2005-03-22 Thread Matthew Palmer
On Tue, Mar 22, 2005 at 12:32:30PM +, Matthew Wilcox wrote:
 On Tue, Mar 22, 2005 at 09:06:19AM -0300, Humberto Massa wrote:
  And I believe that the Vancouver proposal, if implemented as intended up
  to now, will not only affect what Debian really *is*, but in some ways
  will *destroy* what Debian is.
 
 Debian has already decided to destroy what it is by giving in to the
 crackpots who insist that everything is software.

Way to set the tone for a productive debate.

At any rate, the problem with trying to treat different types of bitstreams
differently is to classify them, and identify a different set of freedoms
which are appropriate -- and, more pretinently, why those different set of
freedoms is important.  The crackpots won more or less by default, because
nobody was able to come up with either of these two pre-requisites.  This
suggests to me that either (a) it can't actually be done, in which case the
crackpots are, after all, right; or (b) Debian is so filled with
crackpots that there is nobody who actually wants to see documentation
treated differently to executable programs.

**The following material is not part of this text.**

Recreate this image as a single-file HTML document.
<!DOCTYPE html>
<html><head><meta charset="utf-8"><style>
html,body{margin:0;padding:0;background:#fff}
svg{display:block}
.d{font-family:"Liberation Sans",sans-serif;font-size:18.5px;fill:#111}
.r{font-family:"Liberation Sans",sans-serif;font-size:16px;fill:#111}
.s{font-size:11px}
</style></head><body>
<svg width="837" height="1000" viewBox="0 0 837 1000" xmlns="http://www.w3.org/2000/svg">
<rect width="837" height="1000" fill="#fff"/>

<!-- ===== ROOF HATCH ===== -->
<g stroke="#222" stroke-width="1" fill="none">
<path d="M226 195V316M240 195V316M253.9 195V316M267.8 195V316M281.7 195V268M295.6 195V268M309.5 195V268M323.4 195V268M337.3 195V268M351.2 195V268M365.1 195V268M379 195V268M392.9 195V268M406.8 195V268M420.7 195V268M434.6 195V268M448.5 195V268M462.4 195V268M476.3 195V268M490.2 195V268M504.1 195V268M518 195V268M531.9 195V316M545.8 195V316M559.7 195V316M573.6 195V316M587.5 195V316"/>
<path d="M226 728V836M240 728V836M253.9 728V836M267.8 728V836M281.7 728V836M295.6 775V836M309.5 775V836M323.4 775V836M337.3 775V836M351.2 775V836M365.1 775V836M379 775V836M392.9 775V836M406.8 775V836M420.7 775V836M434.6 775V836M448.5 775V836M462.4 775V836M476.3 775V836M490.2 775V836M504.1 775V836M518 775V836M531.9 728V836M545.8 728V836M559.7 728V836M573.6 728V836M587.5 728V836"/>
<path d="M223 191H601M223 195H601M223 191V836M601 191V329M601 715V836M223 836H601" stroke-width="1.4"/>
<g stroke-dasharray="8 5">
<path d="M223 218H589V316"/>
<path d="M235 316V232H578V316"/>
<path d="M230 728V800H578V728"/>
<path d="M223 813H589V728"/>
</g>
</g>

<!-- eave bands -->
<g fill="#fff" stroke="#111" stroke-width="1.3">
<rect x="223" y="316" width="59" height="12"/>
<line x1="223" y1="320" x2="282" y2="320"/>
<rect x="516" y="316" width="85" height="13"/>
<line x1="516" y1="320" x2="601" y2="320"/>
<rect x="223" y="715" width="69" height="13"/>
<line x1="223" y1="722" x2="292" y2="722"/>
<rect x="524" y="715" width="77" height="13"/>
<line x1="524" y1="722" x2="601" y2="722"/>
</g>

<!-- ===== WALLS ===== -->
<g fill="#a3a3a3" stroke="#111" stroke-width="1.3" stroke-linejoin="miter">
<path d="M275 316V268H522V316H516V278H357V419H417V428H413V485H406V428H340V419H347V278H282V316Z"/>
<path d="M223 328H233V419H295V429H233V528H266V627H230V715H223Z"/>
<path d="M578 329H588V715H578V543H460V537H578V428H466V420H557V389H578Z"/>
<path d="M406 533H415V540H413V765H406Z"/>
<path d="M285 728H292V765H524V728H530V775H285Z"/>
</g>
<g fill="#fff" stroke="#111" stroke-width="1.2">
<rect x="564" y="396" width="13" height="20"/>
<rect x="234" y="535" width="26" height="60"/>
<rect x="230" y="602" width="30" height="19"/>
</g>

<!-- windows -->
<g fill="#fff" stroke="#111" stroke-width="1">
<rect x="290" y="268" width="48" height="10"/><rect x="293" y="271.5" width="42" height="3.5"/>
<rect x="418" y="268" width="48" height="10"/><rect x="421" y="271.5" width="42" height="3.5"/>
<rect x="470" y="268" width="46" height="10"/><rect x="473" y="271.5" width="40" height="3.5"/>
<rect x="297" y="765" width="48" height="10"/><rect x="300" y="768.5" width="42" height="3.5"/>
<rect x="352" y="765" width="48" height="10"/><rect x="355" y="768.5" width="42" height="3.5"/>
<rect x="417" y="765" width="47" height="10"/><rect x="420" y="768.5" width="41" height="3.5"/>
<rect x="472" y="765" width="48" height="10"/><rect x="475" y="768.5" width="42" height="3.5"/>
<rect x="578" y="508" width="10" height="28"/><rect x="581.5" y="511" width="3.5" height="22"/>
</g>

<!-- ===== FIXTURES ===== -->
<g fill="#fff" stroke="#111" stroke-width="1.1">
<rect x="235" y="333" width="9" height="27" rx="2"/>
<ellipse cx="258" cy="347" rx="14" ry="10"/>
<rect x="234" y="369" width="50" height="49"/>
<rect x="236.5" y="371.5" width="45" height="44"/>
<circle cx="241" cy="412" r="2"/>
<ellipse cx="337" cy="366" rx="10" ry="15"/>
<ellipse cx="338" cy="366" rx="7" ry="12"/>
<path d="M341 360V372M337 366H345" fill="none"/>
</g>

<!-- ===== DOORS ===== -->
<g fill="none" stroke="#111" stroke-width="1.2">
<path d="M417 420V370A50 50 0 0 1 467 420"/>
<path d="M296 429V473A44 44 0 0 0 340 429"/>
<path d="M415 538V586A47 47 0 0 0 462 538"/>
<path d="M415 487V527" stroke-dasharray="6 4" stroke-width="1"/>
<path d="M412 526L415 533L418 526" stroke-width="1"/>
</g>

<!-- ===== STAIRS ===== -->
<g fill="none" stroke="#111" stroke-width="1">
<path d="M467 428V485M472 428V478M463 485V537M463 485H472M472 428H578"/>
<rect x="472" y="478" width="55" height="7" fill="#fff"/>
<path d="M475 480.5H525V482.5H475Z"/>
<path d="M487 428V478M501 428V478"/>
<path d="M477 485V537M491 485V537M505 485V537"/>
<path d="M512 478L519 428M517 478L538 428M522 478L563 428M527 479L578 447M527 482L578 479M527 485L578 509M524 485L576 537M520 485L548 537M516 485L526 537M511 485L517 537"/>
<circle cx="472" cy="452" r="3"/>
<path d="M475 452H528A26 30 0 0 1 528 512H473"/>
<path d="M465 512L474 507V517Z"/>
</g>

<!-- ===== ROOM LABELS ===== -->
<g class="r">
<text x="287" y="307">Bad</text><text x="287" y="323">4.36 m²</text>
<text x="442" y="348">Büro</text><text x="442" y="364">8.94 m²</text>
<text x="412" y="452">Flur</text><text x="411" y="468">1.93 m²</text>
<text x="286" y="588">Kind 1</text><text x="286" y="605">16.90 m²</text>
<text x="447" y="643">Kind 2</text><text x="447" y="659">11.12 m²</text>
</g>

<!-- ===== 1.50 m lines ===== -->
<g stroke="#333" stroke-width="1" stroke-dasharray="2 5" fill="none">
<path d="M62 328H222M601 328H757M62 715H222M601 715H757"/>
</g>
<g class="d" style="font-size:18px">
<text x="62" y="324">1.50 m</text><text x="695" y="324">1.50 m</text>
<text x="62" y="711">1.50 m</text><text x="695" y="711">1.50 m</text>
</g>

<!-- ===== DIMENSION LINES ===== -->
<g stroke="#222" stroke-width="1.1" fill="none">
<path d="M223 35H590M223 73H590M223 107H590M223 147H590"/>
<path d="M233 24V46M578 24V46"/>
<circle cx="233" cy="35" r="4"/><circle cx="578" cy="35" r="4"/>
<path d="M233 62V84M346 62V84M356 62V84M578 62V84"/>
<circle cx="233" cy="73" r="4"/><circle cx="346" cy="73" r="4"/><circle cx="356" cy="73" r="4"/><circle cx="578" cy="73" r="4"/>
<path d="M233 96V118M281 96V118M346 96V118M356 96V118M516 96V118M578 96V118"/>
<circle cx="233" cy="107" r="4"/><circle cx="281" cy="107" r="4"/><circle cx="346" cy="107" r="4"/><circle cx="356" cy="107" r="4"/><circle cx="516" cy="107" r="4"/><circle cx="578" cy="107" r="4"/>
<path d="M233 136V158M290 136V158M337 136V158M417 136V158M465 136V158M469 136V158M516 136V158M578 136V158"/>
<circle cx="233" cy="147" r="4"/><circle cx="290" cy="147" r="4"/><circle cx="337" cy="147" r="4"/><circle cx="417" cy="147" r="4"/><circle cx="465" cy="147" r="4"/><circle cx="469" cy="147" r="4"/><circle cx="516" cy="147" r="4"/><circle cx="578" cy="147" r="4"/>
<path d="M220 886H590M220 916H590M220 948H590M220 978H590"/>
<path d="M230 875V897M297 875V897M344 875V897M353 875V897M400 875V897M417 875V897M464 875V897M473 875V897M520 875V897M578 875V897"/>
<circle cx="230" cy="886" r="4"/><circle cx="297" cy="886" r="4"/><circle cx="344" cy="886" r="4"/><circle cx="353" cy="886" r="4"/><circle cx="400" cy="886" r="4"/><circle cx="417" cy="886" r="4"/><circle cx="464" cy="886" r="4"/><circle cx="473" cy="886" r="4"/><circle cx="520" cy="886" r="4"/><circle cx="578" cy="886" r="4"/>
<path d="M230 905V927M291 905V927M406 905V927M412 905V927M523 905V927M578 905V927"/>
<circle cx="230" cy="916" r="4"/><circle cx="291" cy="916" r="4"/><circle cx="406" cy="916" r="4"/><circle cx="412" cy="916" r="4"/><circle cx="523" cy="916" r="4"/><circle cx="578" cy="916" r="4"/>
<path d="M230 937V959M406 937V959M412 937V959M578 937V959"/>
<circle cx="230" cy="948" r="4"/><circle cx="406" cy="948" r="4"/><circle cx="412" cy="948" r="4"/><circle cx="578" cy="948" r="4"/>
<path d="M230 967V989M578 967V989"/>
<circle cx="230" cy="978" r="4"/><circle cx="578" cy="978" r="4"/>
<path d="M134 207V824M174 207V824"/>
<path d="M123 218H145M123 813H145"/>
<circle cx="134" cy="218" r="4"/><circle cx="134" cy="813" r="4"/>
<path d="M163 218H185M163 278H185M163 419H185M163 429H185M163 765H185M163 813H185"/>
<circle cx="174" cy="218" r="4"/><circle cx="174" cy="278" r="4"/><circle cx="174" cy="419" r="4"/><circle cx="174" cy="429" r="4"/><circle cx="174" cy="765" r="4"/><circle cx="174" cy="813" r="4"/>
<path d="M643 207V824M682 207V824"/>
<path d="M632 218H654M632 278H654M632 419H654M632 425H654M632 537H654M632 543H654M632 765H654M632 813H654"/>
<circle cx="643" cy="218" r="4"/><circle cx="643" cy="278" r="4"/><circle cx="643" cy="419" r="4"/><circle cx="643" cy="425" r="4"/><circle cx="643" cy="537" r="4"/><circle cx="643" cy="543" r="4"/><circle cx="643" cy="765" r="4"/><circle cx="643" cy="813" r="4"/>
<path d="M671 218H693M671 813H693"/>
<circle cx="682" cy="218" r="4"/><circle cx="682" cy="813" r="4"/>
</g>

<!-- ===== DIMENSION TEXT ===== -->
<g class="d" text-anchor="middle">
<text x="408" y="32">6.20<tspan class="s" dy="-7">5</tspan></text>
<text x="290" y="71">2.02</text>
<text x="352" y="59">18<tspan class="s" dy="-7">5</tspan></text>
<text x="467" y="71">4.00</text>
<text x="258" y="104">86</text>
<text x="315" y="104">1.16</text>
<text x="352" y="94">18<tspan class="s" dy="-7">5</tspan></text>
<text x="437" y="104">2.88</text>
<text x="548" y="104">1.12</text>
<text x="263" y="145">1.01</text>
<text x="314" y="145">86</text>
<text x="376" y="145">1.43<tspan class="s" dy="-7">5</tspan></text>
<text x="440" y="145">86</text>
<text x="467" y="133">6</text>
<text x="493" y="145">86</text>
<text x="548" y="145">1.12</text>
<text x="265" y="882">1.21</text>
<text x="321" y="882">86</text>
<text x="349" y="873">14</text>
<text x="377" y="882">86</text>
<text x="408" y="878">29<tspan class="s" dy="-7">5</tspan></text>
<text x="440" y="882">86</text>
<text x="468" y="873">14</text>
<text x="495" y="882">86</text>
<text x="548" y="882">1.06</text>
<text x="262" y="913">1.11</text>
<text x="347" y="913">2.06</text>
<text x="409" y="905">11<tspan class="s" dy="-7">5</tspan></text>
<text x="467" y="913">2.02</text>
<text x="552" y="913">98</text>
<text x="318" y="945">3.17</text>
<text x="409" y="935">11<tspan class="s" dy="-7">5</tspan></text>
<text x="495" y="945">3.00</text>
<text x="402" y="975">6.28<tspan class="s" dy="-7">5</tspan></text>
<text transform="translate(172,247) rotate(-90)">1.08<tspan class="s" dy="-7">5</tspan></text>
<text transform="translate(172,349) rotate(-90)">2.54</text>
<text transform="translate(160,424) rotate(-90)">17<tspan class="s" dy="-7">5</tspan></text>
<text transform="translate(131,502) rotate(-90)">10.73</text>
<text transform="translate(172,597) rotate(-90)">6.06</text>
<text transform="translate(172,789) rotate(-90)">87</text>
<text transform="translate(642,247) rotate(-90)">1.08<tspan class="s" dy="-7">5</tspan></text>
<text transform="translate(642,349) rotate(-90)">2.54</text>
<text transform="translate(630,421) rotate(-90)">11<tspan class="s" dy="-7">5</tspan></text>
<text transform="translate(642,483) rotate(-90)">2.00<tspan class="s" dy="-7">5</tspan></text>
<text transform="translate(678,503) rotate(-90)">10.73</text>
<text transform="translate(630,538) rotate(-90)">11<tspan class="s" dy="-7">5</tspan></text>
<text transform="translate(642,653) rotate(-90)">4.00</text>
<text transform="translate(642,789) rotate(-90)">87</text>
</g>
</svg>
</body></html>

I used to sit in the documentation requires different freedoms camp, but
eventually just couldn't support my feelings with logical argument.  But
there are significantly more powerful minds than mine out there; I look
forward to hearing their arguments in favour of different freedoms for
documentation.

If someone can come up with a bright-line test for differentiating
executable materials and documentation, or executable materials and say
firmware, and can produce a DFDocumentationG or DFFirmwareG with
effective reasoning, I will be most impressed, and will most likely support
their position.  Until then, however, I am firmly in the all things we ship
are software, and the DFSG applies to all of that camp.